Geheimdienste Ex-BND-Chef nennt Kooperation mit Diktatoren "normal"
Britische und US-Geheimdienste haben eng mit Libyens Diktator Gaddafi zusammengearbeitet. Jetzt wird auch in Berlin diskutiert: Laut einem früheren Leiter ist der BND stets in Kontakt zu autoritären Regimes gewesen. Die Opposition in Berlin will den Kontrollausschuss befragen.
Halle/Berlin - In der Debatte um die Zusammenarbeit westlicher Geheimdienste mit dem Regime Muammar al-Gaddafis in Libyen hat der frühere Chef des Bundesnachrichtendienstes, Hans-Georg Wieck, Kritik an diesem Kurs zurückgewiesen. "Kooperation auf dem Gebiet der Informationsgewinnung ist eine Normalität", sagte der Wieck der "Mitteldeutschen Zeitung". Der deutsche Auslandsgeheimdienst habe zu diesem Zweck stets Kontakte zu autoritären Regimes unterhalten.
Der BND beschaffe Informationen, die deutsche Sicherheitsinteressen berührten, betonte Wieck. Dabei gehe es um Terrorismus, organisierte Kriminalität oder die Außenpolitik autoritärer Regime. Außerdem liefere er der Bundesregierung Grundlagen für politische Entscheidungen. Dazu müsse der Auslandsgeheimdienst "Länder einbeziehen, die etwas offerieren können, das man selbst nicht hat", sagte der 83-Jährige.

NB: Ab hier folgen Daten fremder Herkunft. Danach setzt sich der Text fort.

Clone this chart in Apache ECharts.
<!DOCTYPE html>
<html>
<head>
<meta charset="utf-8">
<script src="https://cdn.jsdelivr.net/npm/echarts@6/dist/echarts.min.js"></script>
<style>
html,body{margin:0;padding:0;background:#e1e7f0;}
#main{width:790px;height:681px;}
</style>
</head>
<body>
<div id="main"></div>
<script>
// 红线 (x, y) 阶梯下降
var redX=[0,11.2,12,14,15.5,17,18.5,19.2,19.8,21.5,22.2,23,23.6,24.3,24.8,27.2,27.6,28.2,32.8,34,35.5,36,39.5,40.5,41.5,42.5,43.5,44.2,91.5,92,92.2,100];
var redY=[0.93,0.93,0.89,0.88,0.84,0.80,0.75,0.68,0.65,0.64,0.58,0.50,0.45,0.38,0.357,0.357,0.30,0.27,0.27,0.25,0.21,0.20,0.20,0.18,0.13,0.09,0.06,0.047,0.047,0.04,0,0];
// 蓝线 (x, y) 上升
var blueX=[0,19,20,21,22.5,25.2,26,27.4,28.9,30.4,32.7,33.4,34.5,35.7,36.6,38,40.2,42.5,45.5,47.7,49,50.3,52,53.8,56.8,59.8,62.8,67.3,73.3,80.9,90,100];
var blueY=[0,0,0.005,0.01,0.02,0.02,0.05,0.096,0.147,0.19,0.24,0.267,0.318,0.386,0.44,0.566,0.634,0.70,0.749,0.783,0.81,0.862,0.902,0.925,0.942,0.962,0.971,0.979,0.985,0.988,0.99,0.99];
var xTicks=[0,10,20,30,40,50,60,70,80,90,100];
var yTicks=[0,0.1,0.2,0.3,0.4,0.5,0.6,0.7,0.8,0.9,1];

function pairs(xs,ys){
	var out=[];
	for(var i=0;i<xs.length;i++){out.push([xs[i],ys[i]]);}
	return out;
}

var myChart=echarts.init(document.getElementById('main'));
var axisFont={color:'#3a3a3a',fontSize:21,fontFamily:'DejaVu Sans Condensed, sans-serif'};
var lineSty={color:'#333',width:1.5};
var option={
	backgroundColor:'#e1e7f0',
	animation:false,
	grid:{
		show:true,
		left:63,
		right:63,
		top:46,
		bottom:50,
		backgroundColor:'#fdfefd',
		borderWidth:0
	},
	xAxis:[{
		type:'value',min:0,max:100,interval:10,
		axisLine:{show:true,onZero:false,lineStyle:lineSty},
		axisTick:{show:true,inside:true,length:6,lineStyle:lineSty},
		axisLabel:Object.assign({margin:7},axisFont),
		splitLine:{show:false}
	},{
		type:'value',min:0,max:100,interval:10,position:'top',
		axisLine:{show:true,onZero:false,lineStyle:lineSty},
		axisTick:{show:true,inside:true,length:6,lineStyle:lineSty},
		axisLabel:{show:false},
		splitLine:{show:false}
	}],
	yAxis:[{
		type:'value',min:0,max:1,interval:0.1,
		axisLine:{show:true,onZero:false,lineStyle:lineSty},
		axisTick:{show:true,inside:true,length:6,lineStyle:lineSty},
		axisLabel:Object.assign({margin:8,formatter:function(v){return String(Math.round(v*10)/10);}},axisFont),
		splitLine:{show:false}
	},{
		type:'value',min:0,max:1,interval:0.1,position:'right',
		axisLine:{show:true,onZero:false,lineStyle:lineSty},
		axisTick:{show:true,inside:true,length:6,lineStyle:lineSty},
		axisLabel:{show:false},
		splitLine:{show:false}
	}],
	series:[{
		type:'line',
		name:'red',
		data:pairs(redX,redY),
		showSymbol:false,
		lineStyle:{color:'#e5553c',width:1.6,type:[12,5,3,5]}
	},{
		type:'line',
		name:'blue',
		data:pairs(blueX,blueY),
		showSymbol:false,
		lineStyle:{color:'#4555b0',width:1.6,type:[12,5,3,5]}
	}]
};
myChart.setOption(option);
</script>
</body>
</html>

"Bei dieser Zusammenstellung der Partner geht es nicht nach demokratischen Regeln, sondern nach Interessen. Wir haben immer Verbindungen zu autoritären Regimes gehabt - zur Informationsgewinnung", so Wieck.

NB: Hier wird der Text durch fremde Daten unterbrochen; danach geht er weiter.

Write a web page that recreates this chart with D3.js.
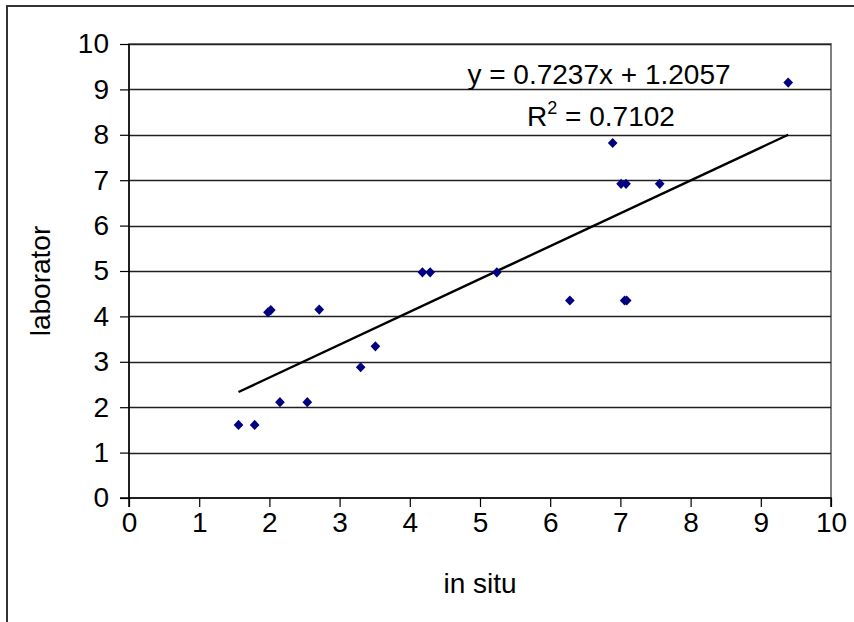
<!DOCTYPE html>
<html>
<head>
<meta charset="utf-8">
<script src="https://cdn.jsdelivr.net/npm/d3@7"></script>
<style>
  html, body { margin: 0; padding: 0; background: #fff; }
  svg { display: block; }
  text { font-family: "Liberation Sans", Arial, sans-serif; fill: #000; }
</style>
</head>
<body>
<svg id="chart" width="854" height="622"></svg>
<script>
// Field measurements: in situ vs. laboratory
const inSitu = [1.56, 1.79, 1.98, 2.02, 2.15, 2.54, 2.71, 3.30, 3.51, 4.18, 4.29, 5.24, 6.28, 6.89, 7.01, 7.08, 7.06, 7.09, 7.56, 9.39];
const laborator = [1.61, 1.61, 4.09, 4.14, 2.11, 2.11, 4.15, 2.88, 3.34, 4.97, 4.97, 4.97, 4.35, 7.82, 6.92, 6.92, 4.35, 4.35, 6.92, 9.15];

// Linear trend line (least squares)
const slope = 0.7237;
const intercept = 1.2057;
const rSquared = 0.7102;

const xTicks = [0, 1, 2, 3, 4, 5, 6, 7, 8, 9, 10];
const yTicks = [0, 1, 2, 3, 4, 5, 6, 7, 8, 9, 10];

const svg = d3.select("#chart");
const plotLeft = 129, plotRight = 831, plotTop = 44, plotBottom = 498;
const fontSize = 28;

const x = d3.scaleLinear().domain([0, 10]).range([plotLeft, plotRight]);
const y = d3.scaleLinear().domain([0, 10]).range([plotBottom, plotTop]);

// outer chart frame
svg.append("path")
  .attr("d", `M7,625 V6 H860`)
  .attr("fill", "none").attr("stroke", "#333").attr("stroke-width", 2);

// plot area frame
svg.append("rect")
  .attr("x", plotLeft).attr("y", plotTop)
  .attr("width", plotRight - plotLeft).attr("height", plotBottom - plotTop)
  .attr("fill", "none").attr("stroke", "#808080").attr("stroke-width", 2);

// horizontal gridlines
svg.append("g").selectAll("line").data(yTicks.filter(d => d > 0)).join("line")
  .attr("x1", plotLeft).attr("x2", plotRight)
  .attr("y1", d => Math.round(y(d)) + 0.5).attr("y2", d => Math.round(y(d)) + 0.5)
  .attr("stroke", "#202020").attr("stroke-width", 1.3);

// axes
const yAxis = svg.append("g")
  .attr("transform", `translate(${plotLeft},0)`)
  .call(d3.axisLeft(y).tickValues(yTicks).tickSize(9).tickPadding(11).tickFormat(d3.format("d")));
const xAxis = svg.append("g")
  .attr("transform", `translate(0,${plotBottom})`)
  .call(d3.axisBottom(x).tickValues(xTicks).tickSize(9).tickPadding(5).tickFormat(d3.format("d")));

[yAxis, xAxis].forEach(g => {
  g.select(".domain").attr("stroke", "#000").attr("stroke-width", 1.5);
  g.selectAll(".tick line").attr("stroke", "#000").attr("stroke-width", 1.2);
  g.selectAll(".tick text").attr("font-size", fontSize).attr("fill", "#000")
    .attr("font-family", "Liberation Sans, Arial, sans-serif");
});
yAxis.select(".domain").attr("d", `M-9,${plotBottom}H0V${plotTop}`);
xAxis.select(".domain").attr("d", `M${plotLeft},9V0H${plotRight}V9`);

// axis titles
svg.append("text")
  .attr("x", 480).attr("y", 593)
  .attr("text-anchor", "middle").attr("font-size", fontSize)
  .text("in situ");
svg.append("text")
  .attr("transform", "translate(50,281) rotate(-90)")
  .attr("text-anchor", "middle").attr("font-size", fontSize)
  .text("laborator");

// trend line across the data range
const xMin = d3.min(inSitu), xMax = d3.max(inSitu);
svg.append("line")
  .attr("x1", x(xMin)).attr("y1", y(slope * xMin + intercept))
  .attr("x2", x(xMax)).attr("y2", y(slope * xMax + intercept))
  .attr("stroke", "#000").attr("stroke-width", 2.4);

// data points
const diamond = d3.symbol().type(d3.symbolDiamond2).size(60);
svg.append("g").selectAll("path").data(inSitu.map((v, i) => [v, laborator[i]])).join("path")
  .attr("d", diamond)
  .attr("transform", d => `translate(${x(d[0])},${y(d[1])}) scale(1,1.05)`)
  .attr("fill", "#000080");

// regression label
svg.append("text")
  .attr("x", 599).attr("y", 84)
  .attr("text-anchor", "middle").attr("font-size", fontSize)
  .text(`y = ${slope}x + ${intercept}`);
const r2 = svg.append("text")
  .attr("x", 601).attr("y", 126)
  .attr("text-anchor", "middle").attr("font-size", fontSize);
r2.append("tspan").text("R");
r2.append("tspan").attr("dy", -12).attr("font-size", 18).text("2");
r2.append("tspan").attr("dy", 12).text(` = ${rSquared}`);
</script>
</body>
</html>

Zusammenarbeit mit Tripolis bei Anti-Terror-Politik
In den vom Gaddafi-Regime hinterlassenen Geheimdienst-Zentralen waren vor kurzem Dokumente aufgetaucht, die eine enge Zusammenarbeit mit westlichen Nachrichtendiensten nahelegen. Neben dem US-Geheimdienst CIA sieht sich auch der britische MI-6 entsprechenden Vorwürfen ausgesetzt. Der ehemalige Geheimdienstkoordinator der Bundesregierung unter Altkanzler Helmut Kohl, Bernd Schmidbauer, bestätigte, Deutschland habe damals von Tripolis Informationen im Zusammenhang mit der Terrorismus-Bekämpfung erhalten.
Doch an den Aktivitäten westlicher Geheimdienste in Libyen während der vergangenen Jahre soll der Bundesnachrichtendienst nicht beteiligt gewesen sein, sagte der SPD-Bundestagsabgeordneten Fritz-Rudolf Körper im Deutschlandfunk. Der BND habe nicht mit britischen oder amerikanischen Diensten in Libyen bei der Terrorabwehr zusammengearbeitet. Eine Kooperation habe es lediglich bei bestimmten Entführungsfällen gegeben, "da ging es um den Schutz deutscher Staatsbürger".
Körper will als Mitglied des Parlamentarischen Kontrollgremiums des Bundestags einen Bericht über die Zusammenarbeit westlicher Geheimdienste mit Libyen anfordern. Nach Ansicht des SPD-Politikers haben die Geheimdienste zur Entwicklung in Nordafrika "eher zu wenig" Informationen gehabt.
Der Bundestagsabgeordnete Wolfgang Neskovic (Linke) sagte im Deutschlandradio Kultur, das Kontrollgremium werde am Mittwoch zusammentreten und der Bundesregierung kritische Fragen stellen.